AI is being applied to industrial energy reduction through several distinct mechanisms. In manufacturing, reinforcement learning and model predictive control algorithms optimize the energy consumption of HVAC systems, compressed air networks, and large electromechanical drives by continuously adjusting setpoints in response to real-time production load, ambient conditions, and energy tariff signals. In process industries, AI-driven process optimization reduces specific energy consumption per unit of output by identifying inefficient operating windows and recommending parameter adjustments. At the facility level, AI-powered energy management systems aggregate consumption data across all equipment categories, detect anomalies indicating energy waste (such as equipment left running during unplanned downtime), and provide operators with prioritized efficiency recommendations. In grid-connected facilities, AI is used for demand response automation, shifting flexible loads away from peak tariff periods and coordinating behind-the-meter battery storage dispatch to minimize energy cost and grid stress simultaneously.
2. What role do digital twins play in industrial sustainability?
Digital twins support industrial sustainability in three primary ways. First, they enable environmental scenario planning: a digital twin of a production process can model the emissions and energy impact of proposed changes, such as switching fuel types, modifying process temperatures, or resequencing production schedules, before those changes are implemented physically. This reduces the risk and cost of sustainability-driven process modifications. Second, digital twins support continuous emissions monitoring by correlating sensor data from combustion, ventilation, and process equipment with emissions factor models, giving operators and compliance teams a real-time view of environmental performance rather than relying solely on periodic stack testing. Third, digital twins of asset health allow organizations to extend equipment lifespans through precision maintenance, reducing the material and energy footprint of premature equipment replacement. The combination of these three applications makes digital twins a central tool in the industrial sustainability toolkit.

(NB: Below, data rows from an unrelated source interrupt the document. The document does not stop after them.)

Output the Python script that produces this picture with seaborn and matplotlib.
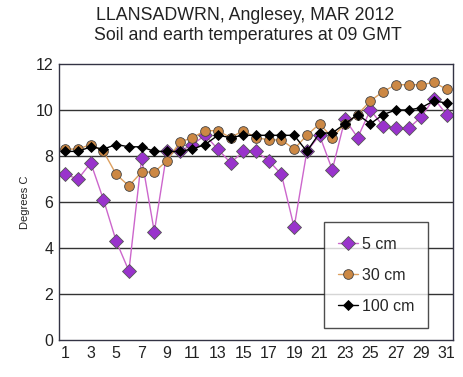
import numpy as np
import pandas as pd
import matplotlib
matplotlib.use("Agg")
import matplotlib.pyplot as plt
import seaborn as sns

days = list(range(1, 32))
t5 = [7.2, 7.0, 7.7, 6.1, 4.3, 3.0, 7.9, 4.7, 8.2, 8.2, 8.5, 8.9, 8.3, 7.7, 8.2, 8.2,
      7.8, 7.2, 4.9, 8.2, 8.9, 7.4, 9.6, 8.8, 10.0, 9.3, 9.2, 9.2, 9.7, 10.5, 9.8]
t30 = [8.3, 8.3, 8.5, 8.2, 7.2, 6.7, 7.3, 7.3, 7.8, 8.6, 8.8, 9.1, 9.1, 8.8, 9.1, 8.8,
       8.7, 8.7, 8.3, 8.9, 9.4, 8.8, 9.4, 9.8, 10.4, 10.8, 11.1, 11.1, 11.1, 11.2, 10.9]
t100 = [8.2, 8.2, 8.4, 8.3, 8.5, 8.4, 8.4, 8.2, 8.2, 8.2, 8.3, 8.5, 8.9, 8.8, 8.9, 8.9,
        8.9, 8.9, 8.9, 8.2, 9.0, 9.0, 9.4, 9.8, 9.4, 9.8, 10.0, 10.0, 10.1, 10.4, 10.3]
labels = ["5 cm", "30 cm", "100 cm"]
yticks = [0, 2, 4, 6, 8, 10, 12]
xticks = list(range(1, 32, 2))

df = pd.DataFrame({"day": days, "5 cm": t5, "30 cm": t30, "100 cm": t100})

sns.set_theme(style="white")
plt.rcParams['font.family'] = ['Liberation Sans', 'DejaVu Sans']

fig = plt.figure(figsize=(4.63, 3.77), dpi=100)
ax = fig.add_axes([59/463, 1-340/377, (453-59)/463, (340-64)/377])

styles = {
    "5 cm": dict(color="#CC66CC", marker="D", markersize=7, markerfacecolor="#9933CC",
                 markeredgecolor="#555555", markeredgewidth=0.6, linewidth=1.0),
    "30 cm": dict(color="#DDA060", marker="o", markersize=7, markerfacecolor="#CC8844",
                  markeredgecolor="#444444", markeredgewidth=0.6, linewidth=1.0),
    "100 cm": dict(color="#000000", marker="D", markersize=5.5, markerfacecolor="#000000",
                   markeredgecolor="#000000", markeredgewidth=0.6, linewidth=1.0),
}
for lab in labels:
    sns.lineplot(data=df, x="day", y=lab, ax=ax, label=lab, **styles[lab])

ax.set_xlim(0.5, 31.5)
ax.set_ylim(0, 12)
ax.set_yticks(yticks)
ax.set_xticks(xticks)
ax.set_xticklabels([str(x) for x in xticks], fontsize=11.5, color="#222222")
ax.set_yticklabels([str(y) for y in yticks], fontsize=11.5, color="#222222")
ax.tick_params(axis="both", length=0, pad=4)
for y in yticks[1:-1]:
    ax.axhline(y, color="#333333", linewidth=1.0, zorder=0)
for s in ax.spines.values():
    s.set_color("#333344")
    s.set_linewidth(1.0)
ax.set_xlabel("")
ax.set_ylabel("Degrees C", fontsize=8, color="#222222", labelpad=4)

fig.text(245/463, 1 - 15/377, "LLANSADWRN, Anglesey, MAR 2012", ha="center", va="center",
         fontsize=12.8, color="#222222")
fig.text(248/463, 1 - 35/377, "Soil and earth temperatures at 09 GMT", ha="center", va="center",
         fontsize=12.8, color="#222222")

leg = ax.legend(loc="lower left", bbox_to_anchor=((324-59)/394, (340-328)/276, (428-324)/394, (328-218)/276),
                mode="expand", frameon=True, fancybox=False, fontsize=11.5, handlelength=1.2,
                handletextpad=0.3, labelspacing=1.0, borderpad=0.9, borderaxespad=0)
leg.get_frame().set_edgecolor("#222222")
leg.get_frame().set_linewidth(1.0)

fig.savefig("out.png", dpi=100, facecolor="white")
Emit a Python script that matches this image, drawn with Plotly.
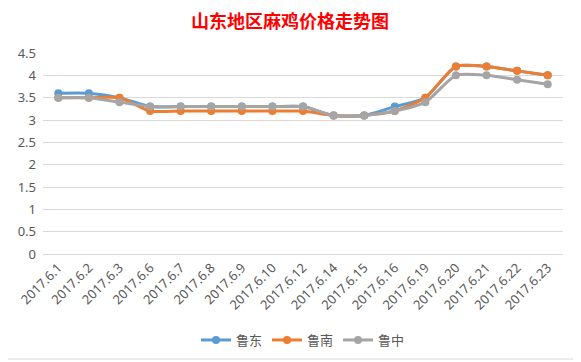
import plotly.graph_objects as go

categories = ["2017.6.1", "2017.6.2", "2017.6.3", "2017.6.6", "2017.6.7", "2017.6.8",
              "2017.6.9", "2017.6.10", "2017.6.12", "2017.6.14", "2017.6.15", "2017.6.16",
              "2017.6.19", "2017.6.20", "2017.6.21", "2017.6.22", "2017.6.23"]
ludong = [3.6, 3.6, 3.5, 3.3, 3.3, 3.3, 3.3, 3.3, 3.3, 3.1, 3.1, 3.3, 3.5, 4.2, 4.2, 4.1, 4.0]
lunan = [3.5, 3.5, 3.5, 3.2, 3.2, 3.2, 3.2, 3.2, 3.2, 3.1, 3.1, 3.2, 3.5, 4.2, 4.2, 4.1, 4.0]
luzhong = [3.5, 3.5, 3.4, 3.3, 3.3, 3.3, 3.3, 3.3, 3.3, 3.1, 3.1, 3.2, 3.4, 4.0, 4.0, 3.9, 3.8]
y_ticks = [0, 0.5, 1, 1.5, 2, 2.5, 3, 3.5, 4, 4.5]
y_tick_labels = ["0", "0.5", "1", "1.5", "2", "2.5", "3", "3.5", "4", "4.5"]

series = [("鲁东", ludong, "#5B9BD5"), ("鲁南", lunan, "#ED7D31"), ("鲁中", luzhong, "#A5A5A5")]

fig = go.Figure()
for name, vals, color in series:
    fig.add_trace(go.Scatter(
        x=categories, y=vals, name=name, mode="lines+markers",
        line=dict(color=color, width=3, shape="spline", smoothing=0.6),
        marker=dict(color=color, size=8),
    ))

# page body has an 8px margin; figure sized/offset to compensate
W, H = 573, 354
font_family = "Noto Sans, Noto Sans CJK SC, sans-serif"
fig.update_layout(
    width=W, height=H,
    margin=dict(l=35, r=18, t=45, b=108, autoexpand=False),
    paper_bgcolor="white", plot_bgcolor="white",
    font=dict(family=font_family, size=13, color="#595959"),
    title=dict(text="<b>山东地区麻鸡价格走势图</b>", x=(290 - 8) / W, xanchor="center",
               y=1 - 14 / H, yanchor="middle", yref="container",
               font=dict(family="Noto Sans CJK SC, sans-serif", size=18, color="#FF0000")),
    xaxis=dict(type="category", tickangle=-45, showgrid=False, ticks="",
               range=[-0.5, len(categories) - 0.5],
               showline=True, linecolor="#D9D9D9", linewidth=1, automargin=False,
               tickfont=dict(size=13, color="#595959")),
    yaxis=dict(range=[0, 4.5], tickvals=y_ticks, ticktext=y_tick_labels,
               showgrid=True, gridcolor="#D9D9D9", gridwidth=1, zeroline=False,
               showline=False, ticks="", ticklabelstandoff=6, automargin=False,
               tickfont=dict(size=13, color="#595959")),
    legend=dict(orientation="h", x=0.5, xanchor="center", y=-(340 - 254) / 201, yanchor="middle",
                font=dict(size=13, color="#595959"), itemwidth=30, traceorder="normal"),
    showlegend=True,
)

# chart-area border
fig.add_shape(type="rect", xref="paper", yref="paper",
              x0=-40 / 520, x1=1 + 15 / 520, y0=-105 / 201, y1=1 + 50 / 201,
              line=dict(color="#D9D9D9", width=1), fillcolor="rgba(0,0,0,0)", layer="below")

fig.write_html("out.html")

3. What is the relationship between IIoT and environmental conservation in industrial settings?
Industrial IoT is the enabling infrastructure for most AI-driven environmental conservation efforts because it provides the sensor data, connectivity, and edge compute that conservation algorithms require to function. Water management systems use IIoT flow sensors and AI-driven anomaly detection to identify leaks and over-consumption events in real time, a capability that was not feasible with manual meter reading. Air quality monitoring networks use IIoT sensor arrays to map emissions and particulate concentration at high spatial and temporal resolution, feeding data into AI models that attribute emissions to specific sources and recommend operational changes. Waste reduction programs use IIoT-connected vision systems and weight sensors to track material waste at each production stage, enabling machine learning models to correlate waste rates with process parameters and recommend yield improvements. In each case, IIoT does not deliver conservation benefits on its own but provides the data foundation on which AI-driven conservation applications are built.